Search code examples
sqlamazon-redshiftwindow-functions

redshift: how to find row_number after grouping and aggregating?


Suppose I have a table of customer purchases ("my_table") like this:

--------------------------------------
customerid | date_of_purchase | price
-----------|------------------|-------
     1     |  2019-09-20      | 20.23
     2     |  2019-09-21      | 1.99
     1     |  2019-09-21      | 123.34
 ...

I'd like to be able to find the nth highest spending customer in this table (say n = 5). So I tried this:

with cte as (
  select customerid, sum(price) as total_pay, 
    row_number() over (partition by customerid order by total_pay desc) as rn 
 from my_table group by customerid order by total_pay desc)
select * from cte where rn = 5;

But this gives me nonsense results.

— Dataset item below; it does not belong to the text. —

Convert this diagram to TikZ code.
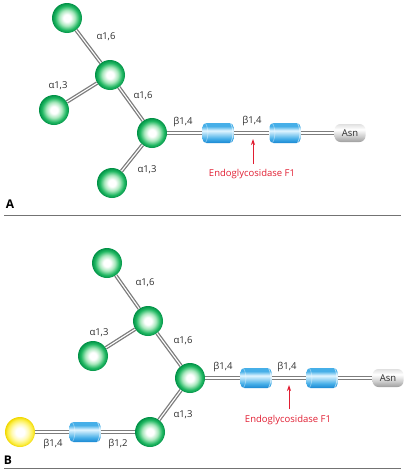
\documentclass[tikz,border=0pt]{standalone}
\usepackage{fontspec}
\setmainfont{Open Sans}
\usetikzlibrary{arrows.meta}
\definecolor{gdark}{RGB}{0,145,70}
\definecolor{gbase}{RGB}{35,185,100}
\definecolor{gmid}{RGB}{170,232,190}
\definecolor{ydark}{RGB}{240,215,0}
\definecolor{ybase}{RGB}{252,238,70}
\definecolor{ymid}{RGB}{255,250,180}
\definecolor{bdark}{RGB}{25,135,210}
\definecolor{bbase}{RGB}{70,175,232}
\definecolor{blight}{RGB}{225,245,255}
\definecolor{linkgray}{RGB}{125,125,125}
\definecolor{labgray}{RGB}{45,45,45}
\definecolor{endored}{RGB}{225,30,50}
\pgfdeclareradialshading{greenball}{\pgfpoint{0bp}{0bp}}{color(0bp)=(white); color(6bp)=(white); color(13bp)=(gmid); color(20bp)=(gbase); color(25bp)=(gdark); color(50bp)=(gdark)}
\pgfdeclareradialshading{yellowball}{\pgfpoint{0bp}{0bp}}{color(0bp)=(white); color(7bp)=(white); color(14bp)=(ymid); color(21bp)=(ybase); color(25bp)=(ydark); color(50bp)=(ydark)}
\pgfdeclareverticalshading{bluecyl}{100bp}{color(0bp)=(bdark); color(25bp)=(bdark); color(36bp)=(bbase); color(56bp)=(blight); color(67bp)=(bbase); color(75bp)=(bbase); color(100bp)=(bbase)}
\pgfdeclareverticalshading{graybox}{100bp}{color(0bp)=(black!38); color(25bp)=(black!38); color(42bp)=(black!18); color(60bp)=(white); color(75bp)=(black!12); color(100bp)=(black!12)}
\begin{document}
\begin{tikzpicture}[x=1pt,y=-1pt,
  sphere/.style={circle, minimum size=30pt, inner sep=0pt, shading=greenball},
  ysphere/.style={circle, minimum size=30pt, inner sep=0pt, shading=yellowball},
  cyl/.style={rectangle, rounded corners=4pt, minimum width=31pt, minimum height=20pt, inner sep=0pt, shading=bluecyl,
    path picture={\draw[white, opacity=0.55, line width=0.8pt] ([xshift=-3pt]path picture bounding box.north east) to[bend left=25] ([xshift=-3pt]path picture bounding box.south east);
                  \draw[white, opacity=0.35, line width=0.8pt] ([xshift=3pt]path picture bounding box.north west) to[bend left=25] ([xshift=3pt]path picture bounding box.south west);}},
  asn/.style={rectangle, rounded corners=6pt, minimum width=31pt, minimum height=18pt, inner sep=0pt, shading=graybox, text=labgray, font=\fontsize{9.5}{11}\selectfont},
  link/.style={draw=linkgray, double=white, double distance=1.1pt, line width=1.3pt},
  lab/.style={font=\fontsize{9.5}{11}\selectfont, text=labgray, inner sep=0pt},
  endo/.style={font=\fontsize{9.5}{11}\selectfont, text=endored, inner sep=0pt},
  cut/.style={endored, line width=0.8pt, -{Stealth[length=6pt,width=4pt]}},
  panel/.style={font=\fontsize{12}{14}\selectfont\bfseries, text=black, inner sep=0pt},
  sep/.style={draw=black!55, line width=0.9pt}]
\useasboundingbox (0,0) rectangle (406,474);

% ---------------- Panel A ----------------
\node[sphere] (a1) at (67,18) {};
\node[sphere] (a2) at (110,75) {};
\node[sphere] (a3) at (54,110) {};
\node[sphere] (a4) at (152,133) {};
\node[sphere] (a5) at (112,183) {};
\node[cyl] (ac1) at (218,133) {};
\node[cyl] (ac2) at (285,133) {};
\node[asn] (aasn) at (350,133) {Asn};
\draw[link] (a1) -- (a2);
\draw[link] (a3) -- (a2);
\draw[link] (a2) -- (a4);
\draw[link] (a5) -- (a4);
\draw[link] (a4) -- (ac1);
\draw[link] (ac1) -- (ac2);
\draw[link] (ac2) -- (aasn);
\node[lab] (la1) at (106,37) {α1,6};
\node[lab] (la2) at (58,86) {α1,3};
\node[lab] (la3) at (143,96) {α1,6};
\node[lab] (la4) at (147,170) {α1,3};
\node[lab] (la5) at (183,122) {β1,4};
\node[lab] (la6) at (252,121) {β1,4};
\node[endo] (ea) at (252,174) {Endoglycosidase F1};
\coordinate (eat) at (253,164);
\coordinate (eah) at (253,139);
\draw[cut] (eat) -- (eah);
\node[panel] (pa) at (10,204) {A};
\coordinate (sa1) at (4,215);
\coordinate (sa2) at (401,215);
\draw[sep] (sa1) -- (sa2);

% ---------------- Panel B ----------------
\node[sphere] (b1) at (107,263) {};
\node[sphere] (b2) at (148,321) {};
\node[sphere] (b3) at (93,356) {};
\node[sphere] (b4) at (190,378) {};
\node[sphere] (b5) at (150,432) {};
\node[ysphere] (by) at (20,432) {};
\node[cyl] (bc0) at (85,432) {};
\node[cyl] (bc1) at (256,378) {};
\node[cyl] (bc2) at (322,378) {};
\node[asn] (basn) at (388,378) {Asn};
\draw[link] (b1) -- (b2);
\draw[link] (b3) -- (b2);
\draw[link] (b2) -- (b4);
\draw[link] (b5) -- (b4);
\draw[link] (by) -- (bc0);
\draw[link] (bc0) -- (b5);
\draw[link] (b4) -- (bc1);
\draw[link] (bc1) -- (bc2);
\draw[link] (bc2) -- (basn);
\node[lab] (lb1) at (145,283) {α1,6};
\node[lab] (lb2) at (99,333) {α1,3};
\node[lab] (lb3) at (183,341) {α1,6};
\node[lab] (lb4) at (183,415) {α1,3};
\node[lab] (lb5) at (53,444) {β1,4};
\node[lab] (lb6) at (118,444) {β1,2};
\node[lab] (lb7) at (223,367) {β1,4};
\node[lab] (lb8) at (287,367) {β1,4};
\node[endo] (eb) at (288,420) {Endoglycosidase F1};
\coordinate (ebt) at (289,409);
\coordinate (ebh) at (289,385);
\draw[cut] (ebt) -- (ebh);
\node[panel] (pb) at (8,460) {B};
\coordinate (sb1) at (4,468);
\coordinate (sb2) at (401,468);
\draw[sep] (sb1) -- (sb2);
\end{tikzpicture}
\end{document}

For some reason rn doesn't seem to be unique (for example there are a bunch of customers with rn = 1). I don't understand why. Isn't rn supposed to be just a row number?


Solution

  • Remove the partition by in the definition of row_number():

    with cte as (
          select customerid, sum(price) as total_pay, 
                row_number() over (order by total_pay desc) as rn 
          from my_table
          group by customerid
         )
    select *
    from cte
    where rn = 5;
    

    You are already aggregating by customerid, so each customer has only one row. So the value of rn will always be 1.